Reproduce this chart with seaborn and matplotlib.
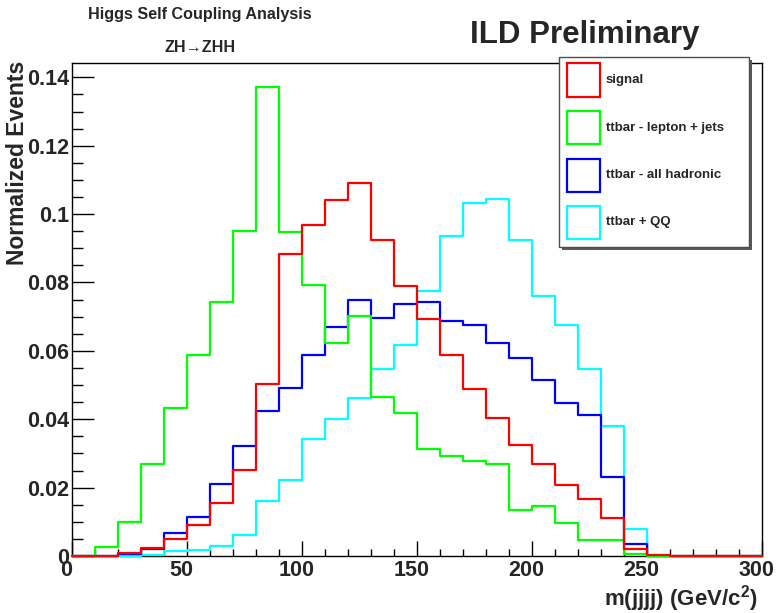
import numpy as np
import pandas as pd
import matplotlib
matplotlib.use("Agg")
import matplotlib.pyplot as plt
import matplotlib.transforms as mtransforms
import seaborn as sns
from matplotlib.patches import Rectangle
from matplotlib.ticker import MultipleLocator, FixedLocator, FixedFormatter

# ---------------- data ----------------
bin_edges = list(range(0, 310, 10))
series_names = ["signal", "ttbar - lepton + jets", "ttbar - all hadronic", "ttbar + QQ"]

signal = [0, 0, 0.0010, 0.0022, 0.0049, 0.0091, 0.0156, 0.0251, 0.0503, 0.0882,
          0.0969, 0.1042, 0.1091, 0.0925, 0.0789, 0.0693, 0.0589, 0.0488, 0.0404, 0.0326,
          0.0268, 0.0209, 0.0167, 0.0112, 0.0020, 0.0003, 0, 0, 0, 0]
lepton_jets = [0, 0.0025, 0.0100, 0.0268, 0.0433, 0.0587, 0.0743, 0.0952, 0.1373, 0.0947,
               0.0793, 0.0624, 0.0701, 0.0465, 0.0418, 0.0314, 0.0293, 0.0279, 0.0268, 0.0136,
               0.0147, 0.0097, 0.0047, 0.0047, 0.0005, 0, 0, 0, 0, 0]
all_hadronic = [0, 0, 0.0005, 0.0020, 0.0066, 0.0113, 0.0212, 0.0322, 0.0423, 0.0490,
                0.0587, 0.0670, 0.0748, 0.0697, 0.0738, 0.0743, 0.0686, 0.0677, 0.0623, 0.0580,
                0.0514, 0.0448, 0.0412, 0.0232, 0.0035, 0, 0, 0, 0, 0]
ttbar_qq = [0, 0, 0.0001, 0.0004, 0.0015, 0.0019, 0.0029, 0.0061, 0.0161, 0.0222,
            0.0343, 0.0400, 0.0461, 0.0548, 0.0616, 0.0774, 0.0935, 0.1033, 0.1045, 0.0925,
            0.0760, 0.0677, 0.0548, 0.0379, 0.0078, 0, 0, 0, 0, 0]

colors = ["#ff0000", "#00ff00", "#0000ff", "#00ffff"]
x_ticks = [0, 50, 100, 150, 200, 250, 300]
x_tick_labels = ["0", "50", "100", "150", "200", "250", "300"]
y_ticks = [0, 0.02, 0.04, 0.06, 0.08, 0.10, 0.12, 0.14]
y_tick_labels = ["0", "0.02", "0.04", "0.06", "0.08", "0.1", "0.12", "0.14"]

# ---------------- build table ----------------
centers = [(a + b) / 2 for a, b in zip(bin_edges[:-1], bin_edges[1:])]
rows = []
for name, vals in zip(series_names, [signal, lepton_jets, all_hadronic, ttbar_qq]):
    for c, v in zip(centers, vals):
        rows.append({"mass": c, "weight": v, "sample": name})
df = pd.DataFrame(rows)

sns.set_style("white")
plt.rcParams['font.family'] = ['Liberation Sans', 'DejaVu Sans']
plt.rcParams['font.weight'] = 'bold'
plt.rcParams['mathtext.fontset'] = 'custom'
plt.rcParams['mathtext.rm'] = 'Liberation Sans:bold'
plt.rcParams['mathtext.bf'] = 'Liberation Sans:bold'
plt.rcParams['mathtext.default'] = 'bf'

W, H = 778, 613
fig = plt.figure(figsize=(W / 100, H / 100), dpi=100)
ax = fig.add_axes([72 / W, 1 - 556 / H, 690 / W, 493 / H])

color_map = dict(zip(series_names, colors))
draw_order = ["ttbar + QQ", "ttbar - all hadronic", "ttbar - lepton + jets", "signal"]
for i, name in enumerate(draw_order):
    sns.histplot(data=df[df["sample"] == name], x="mass", weights="weight",
                 bins=bin_edges, element="step", fill=False,
                 color=color_map[name], linewidth=1.6, ax=ax,
                 zorder=3 + i, clip_on=False)

ax.set_xlim(0, 300)
ax.set_ylim(0, 0.1442)
ax.set_xlabel("")
ax.set_ylabel("")

ax.xaxis.set_major_locator(FixedLocator(x_ticks))
ax.xaxis.set_major_formatter(FixedFormatter(x_tick_labels))
ax.xaxis.set_minor_locator(MultipleLocator(10))
ax.yaxis.set_major_locator(FixedLocator(y_ticks))
ax.yaxis.set_major_formatter(FixedFormatter(y_tick_labels))
ax.yaxis.set_minor_locator(MultipleLocator(0.005))

ax.tick_params(axis="both", which="both", direction="in", top=False, right=False,
               bottom=True, left=True, color="black", width=1)
ax.tick_params(axis="y", which="major", length=15.8, pad=2, labelsize=15.5)
ax.tick_params(axis="y", which="minor", length=8)
ax.tick_params(axis="x", which="major", length=10.8, pad=3, labelsize=15.5)
ax.tick_params(axis="x", which="minor", length=5.4)
shift = mtransforms.ScaledTranslation(-4 / 72, 0, fig.dpi_scale_trans)
for lab in ax.get_xticklabels():
    lab.set_fontweight("bold")
    lab.set_transform(lab.get_transform() + shift)
for lab in ax.get_yticklabels():
    lab.set_fontweight("bold")

for s in ax.spines.values():
    s.set_visible(True)
    s.set_color("black")
    s.set_linewidth(1)

# axis titles
fig.text(758 / W, 1 - 605 / H, r"m(jjjj) (GeV/c$^{2}$)", ha="right", va="baseline",
         fontsize=16, fontweight="bold")
fig.text(18 / W, 1 - 61 / H, "Normalized Events", rotation=90, ha="center", va="top",
         fontsize=16.5, fontweight="bold")

# header texts
fig.text(200 / W, 1 - 14 / H, "Higgs Self Coupling Analysis", ha="center", va="center",
         fontsize=11.6, fontweight="bold")
fig.text(200 / W, 1 - 47 / H, "ZH\u2192ZHH", ha="center", va="center",
         fontsize=11.6, fontweight="bold")
fig.text(585 / W, 1 - 35 / H, "ILD Preliminary", ha="center", va="center",
         fontsize=22.5, fontweight="bold")

# legend (ROOT-style box with shadow)
def fx(px):
    return px / W

def fy(py):
    return 1 - py / H

box_l, box_t, box_r, box_b = 559, 57, 749, 247
fig.patches.append(Rectangle((fx(box_l + 3), fy(box_b + 3)), fx(box_r - box_l), (box_b - box_t) / H,
                             transform=fig.transFigure, facecolor="0.35", edgecolor="none", zorder=10))
fig.patches.append(Rectangle((fx(box_l), fy(box_b)), fx(box_r - box_l), (box_b - box_t) / H,
                             transform=fig.transFigure, facecolor="white", edgecolor="0.3",
                             linewidth=1, zorder=11))
row_centers = [80, 127.5, 175, 222.5]
for name, c, yc in zip(series_names, colors, row_centers):
    fig.patches.append(Rectangle((fx(567), fy(yc + 16.5)), fx(33), 33 / H,
                                 transform=fig.transFigure, facecolor="white", edgecolor=c,
                                 linewidth=1.6, zorder=12))
    fig.text(fx(606), fy(yc), name, ha="left", va="center", fontsize=9.5,
             fontweight="bold", zorder=13)

fig.savefig("out.png", dpi=100)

▸ **Directions**: Everything from the first line of the listing above through the line that contains "df = pd.DataFrame(rows)" is to be restated word for word, minus the pictures.

▸ **The completed task**:
Reproduce this chart with seaborn and matplotlib.
import numpy as np
import pandas as pd
import matplotlib
matplotlib.use("Agg")
import matplotlib.pyplot as plt
import matplotlib.transforms as mtransforms
import seaborn as sns
from matplotlib.patches import Rectangle
from matplotlib.ticker import MultipleLocator, FixedLocator, FixedFormatter

# ---------------- data ----------------
bin_edges = list(range(0, 310, 10))
series_names = ["signal", "ttbar - lepton + jets", "ttbar - all hadronic", "ttbar + QQ"]

signal = [0, 0, 0.0010, 0.0022, 0.0049, 0.0091, 0.0156, 0.0251, 0.0503, 0.0882,
          0.0969, 0.1042, 0.1091, 0.0925, 0.0789, 0.0693, 0.0589, 0.0488, 0.0404, 0.0326,
          0.0268, 0.0209, 0.0167, 0.0112, 0.0020, 0.0003, 0, 0, 0, 0]
lepton_jets = [0, 0.0025, 0.0100, 0.0268, 0.0433, 0.0587, 0.0743, 0.0952, 0.1373, 0.0947,
               0.0793, 0.0624, 0.0701, 0.0465, 0.0418, 0.0314, 0.0293, 0.0279, 0.0268, 0.0136,
               0.0147, 0.0097, 0.0047, 0.0047, 0.0005, 0, 0, 0, 0, 0]
all_hadronic = [0, 0, 0.0005, 0.0020, 0.0066, 0.0113, 0.0212, 0.0322, 0.0423, 0.0490,
                0.0587, 0.0670, 0.0748, 0.0697, 0.0738, 0.0743, 0.0686, 0.0677, 0.0623, 0.0580,
                0.0514, 0.0448, 0.0412, 0.0232, 0.0035, 0, 0, 0, 0, 0]
ttbar_qq = [0, 0, 0.0001, 0.0004, 0.0015, 0.0019, 0.0029, 0.0061, 0.0161, 0.0222,
            0.0343, 0.0400, 0.0461, 0.0548, 0.0616, 0.0774, 0.0935, 0.1033, 0.1045, 0.0925,
            0.0760, 0.0677, 0.0548, 0.0379, 0.0078, 0, 0, 0, 0, 0]

colors = ["#ff0000", "#00ff00", "#0000ff", "#00ffff"]
x_ticks = [0, 50, 100, 150, 200, 250, 300]
x_tick_labels = ["0", "50", "100", "150", "200", "250", "300"]
y_ticks = [0, 0.02, 0.04, 0.06, 0.08, 0.10, 0.12, 0.14]
y_tick_labels = ["0", "0.02", "0.04", "0.06", "0.08", "0.1", "0.12", "0.14"]

# ---------------- build table ----------------
centers = [(a + b) / 2 for a, b in zip(bin_edges[:-1], bin_edges[1:])]
rows = []
for name, vals in zip(series_names, [signal, lepton_jets, all_hadronic, ttbar_qq]):
    for c, v in zip(centers, vals):
        rows.append({"mass": c, "weight": v, "sample": name})
df = pd.DataFrame(rows)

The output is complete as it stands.